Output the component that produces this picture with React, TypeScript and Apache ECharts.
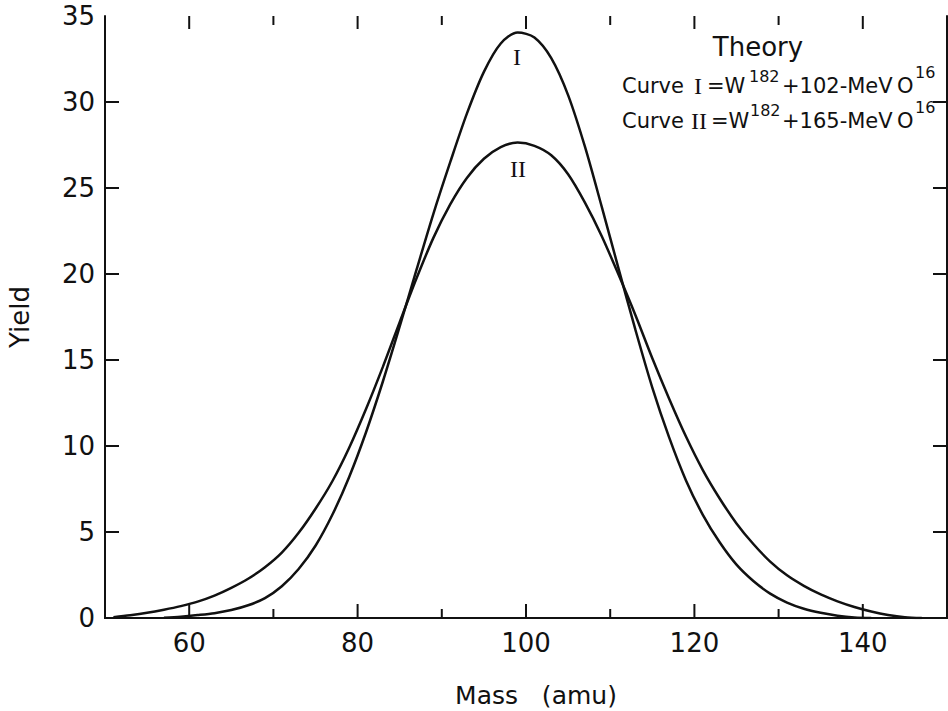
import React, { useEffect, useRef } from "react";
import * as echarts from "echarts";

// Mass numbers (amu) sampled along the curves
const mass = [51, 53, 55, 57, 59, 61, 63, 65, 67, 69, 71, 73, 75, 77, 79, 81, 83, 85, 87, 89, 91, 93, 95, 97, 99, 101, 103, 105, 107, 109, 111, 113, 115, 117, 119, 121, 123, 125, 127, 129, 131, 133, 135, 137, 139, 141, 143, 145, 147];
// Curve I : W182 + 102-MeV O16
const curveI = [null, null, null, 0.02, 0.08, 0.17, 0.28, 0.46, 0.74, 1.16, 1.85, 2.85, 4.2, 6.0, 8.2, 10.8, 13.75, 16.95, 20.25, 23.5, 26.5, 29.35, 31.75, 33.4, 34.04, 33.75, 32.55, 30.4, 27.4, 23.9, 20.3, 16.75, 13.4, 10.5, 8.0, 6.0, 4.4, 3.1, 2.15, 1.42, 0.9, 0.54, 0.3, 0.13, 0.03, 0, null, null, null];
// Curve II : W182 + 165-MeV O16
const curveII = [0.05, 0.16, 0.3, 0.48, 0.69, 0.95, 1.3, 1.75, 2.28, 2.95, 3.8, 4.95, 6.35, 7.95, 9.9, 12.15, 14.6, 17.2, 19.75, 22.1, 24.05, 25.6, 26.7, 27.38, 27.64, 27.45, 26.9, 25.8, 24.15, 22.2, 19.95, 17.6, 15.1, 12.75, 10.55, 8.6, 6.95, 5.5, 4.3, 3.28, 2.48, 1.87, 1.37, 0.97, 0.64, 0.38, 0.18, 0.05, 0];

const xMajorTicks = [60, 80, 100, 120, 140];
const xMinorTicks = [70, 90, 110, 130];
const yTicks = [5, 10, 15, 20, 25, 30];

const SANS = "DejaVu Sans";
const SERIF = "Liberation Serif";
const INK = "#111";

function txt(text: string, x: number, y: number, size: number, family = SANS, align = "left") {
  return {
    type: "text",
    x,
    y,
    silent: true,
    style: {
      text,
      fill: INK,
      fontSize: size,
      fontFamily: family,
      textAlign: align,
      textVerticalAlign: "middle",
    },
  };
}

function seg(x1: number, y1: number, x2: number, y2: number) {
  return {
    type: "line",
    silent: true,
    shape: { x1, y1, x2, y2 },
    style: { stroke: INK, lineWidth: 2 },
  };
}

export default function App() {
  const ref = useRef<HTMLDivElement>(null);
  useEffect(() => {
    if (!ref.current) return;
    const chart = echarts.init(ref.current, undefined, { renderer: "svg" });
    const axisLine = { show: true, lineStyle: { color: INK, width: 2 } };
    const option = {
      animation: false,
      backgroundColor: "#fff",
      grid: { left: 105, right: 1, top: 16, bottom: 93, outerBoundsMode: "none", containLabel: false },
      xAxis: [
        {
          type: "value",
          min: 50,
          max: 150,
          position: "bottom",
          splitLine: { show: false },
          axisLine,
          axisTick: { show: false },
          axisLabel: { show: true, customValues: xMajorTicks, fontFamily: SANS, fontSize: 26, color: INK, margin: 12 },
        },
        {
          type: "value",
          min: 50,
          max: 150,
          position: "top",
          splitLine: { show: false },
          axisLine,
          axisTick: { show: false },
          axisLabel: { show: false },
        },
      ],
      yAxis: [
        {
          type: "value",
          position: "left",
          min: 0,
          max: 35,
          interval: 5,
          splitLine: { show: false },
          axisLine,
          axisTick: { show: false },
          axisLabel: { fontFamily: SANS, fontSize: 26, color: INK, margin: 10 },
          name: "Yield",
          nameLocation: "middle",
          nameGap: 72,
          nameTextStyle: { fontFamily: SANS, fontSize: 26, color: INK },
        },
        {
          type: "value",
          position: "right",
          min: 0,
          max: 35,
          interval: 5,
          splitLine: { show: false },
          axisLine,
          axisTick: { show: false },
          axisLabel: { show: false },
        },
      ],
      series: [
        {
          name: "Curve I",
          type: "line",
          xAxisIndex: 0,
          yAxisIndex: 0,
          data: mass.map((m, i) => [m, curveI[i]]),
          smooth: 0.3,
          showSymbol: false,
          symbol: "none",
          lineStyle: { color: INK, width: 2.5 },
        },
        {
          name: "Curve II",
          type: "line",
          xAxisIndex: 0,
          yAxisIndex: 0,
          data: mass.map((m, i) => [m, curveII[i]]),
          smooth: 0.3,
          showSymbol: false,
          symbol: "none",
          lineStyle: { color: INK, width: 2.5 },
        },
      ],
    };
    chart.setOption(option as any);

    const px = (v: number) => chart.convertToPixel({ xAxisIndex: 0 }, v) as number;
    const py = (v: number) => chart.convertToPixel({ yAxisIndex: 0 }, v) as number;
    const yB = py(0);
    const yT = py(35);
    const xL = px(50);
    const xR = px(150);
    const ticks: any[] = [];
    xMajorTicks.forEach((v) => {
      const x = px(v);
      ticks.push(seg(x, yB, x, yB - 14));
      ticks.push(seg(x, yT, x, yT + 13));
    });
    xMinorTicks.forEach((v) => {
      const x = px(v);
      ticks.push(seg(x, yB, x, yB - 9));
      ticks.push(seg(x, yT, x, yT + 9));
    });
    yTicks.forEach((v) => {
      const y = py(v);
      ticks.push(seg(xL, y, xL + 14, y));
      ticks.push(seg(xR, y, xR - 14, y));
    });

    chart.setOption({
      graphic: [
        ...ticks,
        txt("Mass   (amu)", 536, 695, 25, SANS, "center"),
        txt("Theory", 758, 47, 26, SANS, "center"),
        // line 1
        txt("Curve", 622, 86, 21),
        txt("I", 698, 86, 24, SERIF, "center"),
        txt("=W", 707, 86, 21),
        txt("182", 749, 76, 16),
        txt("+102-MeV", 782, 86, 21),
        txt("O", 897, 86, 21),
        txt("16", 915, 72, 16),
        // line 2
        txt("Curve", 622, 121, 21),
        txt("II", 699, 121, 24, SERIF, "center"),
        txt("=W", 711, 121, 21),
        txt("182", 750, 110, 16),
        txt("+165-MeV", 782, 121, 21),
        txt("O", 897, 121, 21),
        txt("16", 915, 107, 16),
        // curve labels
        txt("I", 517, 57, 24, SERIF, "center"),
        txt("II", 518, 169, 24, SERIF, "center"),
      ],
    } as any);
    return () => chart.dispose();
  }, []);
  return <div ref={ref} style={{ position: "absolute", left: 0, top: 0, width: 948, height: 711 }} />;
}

================================

■ **Problem**:
Starting at the top of the listing above, please restate word for word each line up to and including the one that holds "import * as", omitting every image.

■ **Output of the task**:
Output the component that produces this picture with React, TypeScript and Apache ECharts.
import React, { useEffect, useRef } from "react";
import * as echarts from "echarts";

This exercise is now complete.